-- START OF Source material --

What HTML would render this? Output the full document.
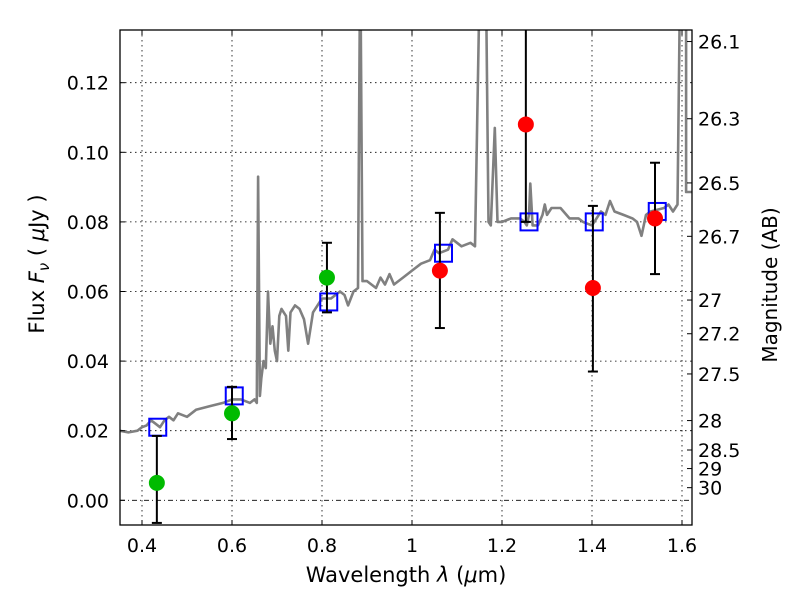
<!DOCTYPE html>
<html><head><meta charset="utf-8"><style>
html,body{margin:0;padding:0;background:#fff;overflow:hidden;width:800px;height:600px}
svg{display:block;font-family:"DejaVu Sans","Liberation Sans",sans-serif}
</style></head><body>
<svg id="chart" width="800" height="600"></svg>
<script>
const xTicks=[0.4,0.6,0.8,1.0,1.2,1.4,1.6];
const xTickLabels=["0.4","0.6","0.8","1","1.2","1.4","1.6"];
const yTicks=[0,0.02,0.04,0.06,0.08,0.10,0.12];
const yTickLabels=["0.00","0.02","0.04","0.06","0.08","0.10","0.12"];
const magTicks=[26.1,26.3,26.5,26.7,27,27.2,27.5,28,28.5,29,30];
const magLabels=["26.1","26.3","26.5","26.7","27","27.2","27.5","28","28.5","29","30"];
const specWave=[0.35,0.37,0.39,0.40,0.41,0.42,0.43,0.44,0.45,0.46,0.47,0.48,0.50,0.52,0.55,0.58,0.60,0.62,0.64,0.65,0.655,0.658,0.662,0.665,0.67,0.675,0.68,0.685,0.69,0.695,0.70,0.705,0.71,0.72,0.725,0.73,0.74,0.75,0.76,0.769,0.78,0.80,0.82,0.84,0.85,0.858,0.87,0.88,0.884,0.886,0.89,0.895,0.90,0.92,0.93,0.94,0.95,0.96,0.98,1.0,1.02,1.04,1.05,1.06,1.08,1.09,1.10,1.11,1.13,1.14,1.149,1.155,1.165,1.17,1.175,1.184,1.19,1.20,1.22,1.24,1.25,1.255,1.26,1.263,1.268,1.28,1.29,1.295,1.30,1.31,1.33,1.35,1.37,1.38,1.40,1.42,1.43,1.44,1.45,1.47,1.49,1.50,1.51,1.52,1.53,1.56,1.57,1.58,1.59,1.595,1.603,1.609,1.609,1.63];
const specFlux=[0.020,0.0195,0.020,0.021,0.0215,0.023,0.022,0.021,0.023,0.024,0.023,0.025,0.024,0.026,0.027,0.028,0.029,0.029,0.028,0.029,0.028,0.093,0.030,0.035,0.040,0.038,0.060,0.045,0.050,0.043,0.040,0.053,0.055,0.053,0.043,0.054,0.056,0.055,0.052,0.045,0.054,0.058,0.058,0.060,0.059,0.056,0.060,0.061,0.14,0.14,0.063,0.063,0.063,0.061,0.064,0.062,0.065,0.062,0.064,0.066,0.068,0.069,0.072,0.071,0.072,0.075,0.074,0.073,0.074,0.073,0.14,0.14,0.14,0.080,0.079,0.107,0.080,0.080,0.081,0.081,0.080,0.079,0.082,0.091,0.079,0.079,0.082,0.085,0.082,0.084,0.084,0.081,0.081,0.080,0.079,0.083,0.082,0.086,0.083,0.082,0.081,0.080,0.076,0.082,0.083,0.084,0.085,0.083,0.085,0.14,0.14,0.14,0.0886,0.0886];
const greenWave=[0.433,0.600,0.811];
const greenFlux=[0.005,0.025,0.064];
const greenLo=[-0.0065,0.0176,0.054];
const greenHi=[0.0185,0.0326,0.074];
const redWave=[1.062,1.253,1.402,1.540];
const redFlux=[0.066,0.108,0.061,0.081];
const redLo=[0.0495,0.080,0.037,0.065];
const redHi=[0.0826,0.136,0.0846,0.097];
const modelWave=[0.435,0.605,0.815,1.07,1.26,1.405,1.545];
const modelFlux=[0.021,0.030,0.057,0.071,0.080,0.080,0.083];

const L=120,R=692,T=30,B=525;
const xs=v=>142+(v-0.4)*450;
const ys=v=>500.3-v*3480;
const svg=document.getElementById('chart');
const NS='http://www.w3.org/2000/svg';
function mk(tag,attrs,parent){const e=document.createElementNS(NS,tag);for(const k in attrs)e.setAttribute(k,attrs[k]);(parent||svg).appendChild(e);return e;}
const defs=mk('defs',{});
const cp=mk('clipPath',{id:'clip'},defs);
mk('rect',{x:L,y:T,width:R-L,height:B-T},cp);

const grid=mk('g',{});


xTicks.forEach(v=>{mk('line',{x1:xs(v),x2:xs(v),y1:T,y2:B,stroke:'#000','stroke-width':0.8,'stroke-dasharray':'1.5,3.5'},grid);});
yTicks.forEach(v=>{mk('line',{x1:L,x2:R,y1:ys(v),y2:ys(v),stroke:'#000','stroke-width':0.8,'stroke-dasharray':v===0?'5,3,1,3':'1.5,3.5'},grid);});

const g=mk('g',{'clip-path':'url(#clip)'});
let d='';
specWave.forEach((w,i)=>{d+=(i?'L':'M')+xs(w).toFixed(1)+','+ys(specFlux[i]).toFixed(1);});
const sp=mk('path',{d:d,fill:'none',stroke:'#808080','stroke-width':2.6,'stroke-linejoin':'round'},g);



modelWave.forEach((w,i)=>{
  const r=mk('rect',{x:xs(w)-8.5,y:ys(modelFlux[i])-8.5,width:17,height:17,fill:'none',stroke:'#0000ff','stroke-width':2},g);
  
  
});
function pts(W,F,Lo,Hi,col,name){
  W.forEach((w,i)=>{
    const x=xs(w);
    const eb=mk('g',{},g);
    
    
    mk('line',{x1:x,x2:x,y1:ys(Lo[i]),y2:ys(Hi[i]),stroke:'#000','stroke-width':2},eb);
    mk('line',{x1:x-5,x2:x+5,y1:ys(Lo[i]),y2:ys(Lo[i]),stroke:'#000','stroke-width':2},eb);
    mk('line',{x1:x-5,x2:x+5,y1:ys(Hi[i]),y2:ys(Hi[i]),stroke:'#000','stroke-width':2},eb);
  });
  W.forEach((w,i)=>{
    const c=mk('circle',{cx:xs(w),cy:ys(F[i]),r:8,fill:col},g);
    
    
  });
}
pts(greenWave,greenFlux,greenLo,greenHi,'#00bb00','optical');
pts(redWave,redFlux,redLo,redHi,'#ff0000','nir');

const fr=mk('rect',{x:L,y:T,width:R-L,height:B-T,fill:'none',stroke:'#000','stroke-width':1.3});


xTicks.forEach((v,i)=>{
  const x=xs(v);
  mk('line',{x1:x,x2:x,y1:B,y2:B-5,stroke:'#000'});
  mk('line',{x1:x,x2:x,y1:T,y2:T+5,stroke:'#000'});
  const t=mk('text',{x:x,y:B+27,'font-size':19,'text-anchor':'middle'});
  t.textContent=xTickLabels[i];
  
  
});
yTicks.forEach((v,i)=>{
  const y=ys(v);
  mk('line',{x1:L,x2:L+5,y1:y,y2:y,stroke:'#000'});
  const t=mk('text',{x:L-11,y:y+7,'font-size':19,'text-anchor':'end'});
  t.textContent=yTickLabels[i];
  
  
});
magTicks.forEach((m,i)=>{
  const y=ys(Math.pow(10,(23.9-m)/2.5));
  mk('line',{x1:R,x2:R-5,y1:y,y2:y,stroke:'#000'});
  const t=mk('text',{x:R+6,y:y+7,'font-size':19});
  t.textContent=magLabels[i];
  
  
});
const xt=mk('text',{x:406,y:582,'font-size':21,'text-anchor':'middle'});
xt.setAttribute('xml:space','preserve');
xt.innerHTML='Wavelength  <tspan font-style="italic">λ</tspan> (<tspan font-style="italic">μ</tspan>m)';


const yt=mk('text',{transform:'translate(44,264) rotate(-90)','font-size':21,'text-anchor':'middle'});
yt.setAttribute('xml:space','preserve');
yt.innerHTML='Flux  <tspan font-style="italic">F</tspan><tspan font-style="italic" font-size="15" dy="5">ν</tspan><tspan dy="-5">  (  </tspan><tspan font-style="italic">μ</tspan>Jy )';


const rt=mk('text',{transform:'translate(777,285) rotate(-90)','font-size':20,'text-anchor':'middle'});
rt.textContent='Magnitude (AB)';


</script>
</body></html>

-- END OF Source material --

--- Stated exercise ---
Leave out the pictures and give the listing above again exactly.

--- The output ---
What HTML would render this? Output the full document.
<!DOCTYPE html>
<html><head><meta charset="utf-8"><style>
html,body{margin:0;padding:0;background:#fff;overflow:hidden;width:800px;height:600px}
svg{display:block;font-family:"DejaVu Sans","Liberation Sans",sans-serif}
</style></head><body>
<svg id="chart" width="800" height="600"></svg>
<script>
const xTicks=[0.4,0.6,0.8,1.0,1.2,1.4,1.6];
const xTickLabels=["0.4","0.6","0.8","1","1.2","1.4","1.6"];
const yTicks=[0,0.02,0.04,0.06,0.08,0.10,0.12];
const yTickLabels=["0.00","0.02","0.04","0.06","0.08","0.10","0.12"];
const magTicks=[26.1,26.3,26.5,26.7,27,27.2,27.5,28,28.5,29,30];
const magLabels=["26.1","26.3","26.5","26.7","27","27.2","27.5","28","28.5","29","30"];
const specWave=[0.35,0.37,0.39,0.40,0.41,0.42,0.43,0.44,0.45,0.46,0.47,0.48,0.50,0.52,0.55,0.58,0.60,0.62,0.64,0.65,0.655,0.658,0.662,0.665,0.67,0.675,0.68,0.685,0.69,0.695,0.70,0.705,0.71,0.72,0.725,0.73,0.74,0.75,0.76,0.769,0.78,0.80,0.82,0.84,0.85,0.858,0.87,0.88,0.884,0.886,0.89,0.895,0.90,0.92,0.93,0.94,0.95,0.96,0.98,1.0,1.02,1.04,1.05,1.06,1.08,1.09,1.10,1.11,1.13,1.14,1.149,1.155,1.165,1.17,1.175,1.184,1.19,1.20,1.22,1.24,1.25,1.255,1.26,1.263,1.268,1.28,1.29,1.295,1.30,1.31,1.33,1.35,1.37,1.38,1.40,1.42,1.43,1.44,1.45,1.47,1.49,1.50,1.51,1.52,1.53,1.56,1.57,1.58,1.59,1.595,1.603,1.609,1.609,1.63];
const specFlux=[0.020,0.0195,0.020,0.021,0.0215,0.023,0.022,0.021,0.023,0.024,0.023,0.025,0.024,0.026,0.027,0.028,0.029,0.029,0.028,0.029,0.028,0.093,0.030,0.035,0.040,0.038,0.060,0.045,0.050,0.043,0.040,0.053,0.055,0.053,0.043,0.054,0.056,0.055,0.052,0.045,0.054,0.058,0.058,0.060,0.059,0.056,0.060,0.061,0.14,0.14,0.063,0.063,0.063,0.061,0.064,0.062,0.065,0.062,0.064,0.066,0.068,0.069,0.072,0.071,0.072,0.075,0.074,0.073,0.074,0.073,0.14,0.14,0.14,0.080,0.079,0.107,0.080,0.080,0.081,0.081,0.080,0.079,0.082,0.091,0.079,0.079,0.082,0.085,0.082,0.084,0.084,0.081,0.081,0.080,0.079,0.083,0.082,0.086,0.083,0.082,0.081,0.080,0.076,0.082,0.083,0.084,0.085,0.083,0.085,0.14,0.14,0.14,0.0886,0.0886];
const greenWave=[0.433,0.600,0.811];
const greenFlux=[0.005,0.025,0.064];
const greenLo=[-0.0065,0.0176,0.054];
const greenHi=[0.0185,0.0326,0.074];
const redWave=[1.062,1.253,1.402,1.540];
const redFlux=[0.066,0.108,0.061,0.081];
const redLo=[0.0495,0.080,0.037,0.065];
const redHi=[0.0826,0.136,0.0846,0.097];
const modelWave=[0.435,0.605,0.815,1.07,1.26,1.405,1.545];
const modelFlux=[0.021,0.030,0.057,0.071,0.080,0.080,0.083];

const L=120,R=692,T=30,B=525;
const xs=v=>142+(v-0.4)*450;
const ys=v=>500.3-v*3480;
const svg=document.getElementById('chart');
const NS='http://www.w3.org/2000/svg';
function mk(tag,attrs,parent){const e=document.createElementNS(NS,tag);for(const k in attrs)e.setAttribute(k,attrs[k]);(parent||svg).appendChild(e);return e;}
const defs=mk('defs',{});
const cp=mk('clipPath',{id:'clip'},defs);
mk('rect',{x:L,y:T,width:R-L,height:B-T},cp);

const grid=mk('g',{});


xTicks.forEach(v=>{mk('line',{x1:xs(v),x2:xs(v),y1:T,y2:B,stroke:'#000','stroke-width':0.8,'stroke-dasharray':'1.5,3.5'},grid);});
yTicks.forEach(v=>{mk('line',{x1:L,x2:R,y1:ys(v),y2:ys(v),stroke:'#000','stroke-width':0.8,'stroke-dasharray':v===0?'5,3,1,3':'1.5,3.5'},grid);});

const g=mk('g',{'clip-path':'url(#clip)'});
let d='';
specWave.forEach((w,i)=>{d+=(i?'L':'M')+xs(w).toFixed(1)+','+ys(specFlux[i]).toFixed(1);});
const sp=mk('path',{d:d,fill:'none',stroke:'#808080','stroke-width':2.6,'stroke-linejoin':'round'},g);



modelWave.forEach((w,i)=>{
  const r=mk('rect',{x:xs(w)-8.5,y:ys(modelFlux[i])-8.5,width:17,height:17,fill:'none',stroke:'#0000ff','stroke-width':2},g);
  
  
});
function pts(W,F,Lo,Hi,col,name){
  W.forEach((w,i)=>{
    const x=xs(w);
    const eb=mk('g',{},g);
    
    
    mk('line',{x1:x,x2:x,y1:ys(Lo[i]),y2:ys(Hi[i]),stroke:'#000','stroke-width':2},eb);
    mk('line',{x1:x-5,x2:x+5,y1:ys(Lo[i]),y2:ys(Lo[i]),stroke:'#000','stroke-width':2},eb);
    mk('line',{x1:x-5,x2:x+5,y1:ys(Hi[i]),y2:ys(Hi[i]),stroke:'#000','stroke-width':2},eb);
  });
  W.forEach((w,i)=>{
    const c=mk('circle',{cx:xs(w),cy:ys(F[i]),r:8,fill:col},g);
    
    
  });
}
pts(greenWave,greenFlux,greenLo,greenHi,'#00bb00','optical');
pts(redWave,redFlux,redLo,redHi,'#ff0000','nir');

const fr=mk('rect',{x:L,y:T,width:R-L,height:B-T,fill:'none',stroke:'#000','stroke-width':1.3});


xTicks.forEach((v,i)=>{
  const x=xs(v);
  mk('line',{x1:x,x2:x,y1:B,y2:B-5,stroke:'#000'});
  mk('line',{x1:x,x2:x,y1:T,y2:T+5,stroke:'#000'});
  const t=mk('text',{x:x,y:B+27,'font-size':19,'text-anchor':'middle'});
  t.textContent=xTickLabels[i];
  
  
});
yTicks.forEach((v,i)=>{
  const y=ys(v);
  mk('line',{x1:L,x2:L+5,y1:y,y2:y,stroke:'#000'});
  const t=mk('text',{x:L-11,y:y+7,'font-size':19,'text-anchor':'end'});
  t.textContent=yTickLabels[i];
  
  
});
magTicks.forEach((m,i)=>{
  const y=ys(Math.pow(10,(23.9-m)/2.5));
  mk('line',{x1:R,x2:R-5,y1:y,y2:y,stroke:'#000'});
  const t=mk('text',{x:R+6,y:y+7,'font-size':19});
  t.textContent=magLabels[i];
  
  
});
const xt=mk('text',{x:406,y:582,'font-size':21,'text-anchor':'middle'});
xt.setAttribute('xml:space','preserve');
xt.innerHTML='Wavelength  <tspan font-style="italic">λ</tspan> (<tspan font-style="italic">μ</tspan>m)';


const yt=mk('text',{transform:'translate(44,264) rotate(-90)','font-size':21,'text-anchor':'middle'});
yt.setAttribute('xml:space','preserve');
yt.innerHTML='Flux  <tspan font-style="italic">F</tspan><tspan font-style="italic" font-size="15" dy="5">ν</tspan><tspan dy="-5">  (  </tspan><tspan font-style="italic">μ</tspan>Jy )';


const rt=mk('text',{transform:'translate(777,285) rotate(-90)','font-size':20,'text-anchor':'middle'});
rt.textContent='Magnitude (AB)';


</script>
</body></html>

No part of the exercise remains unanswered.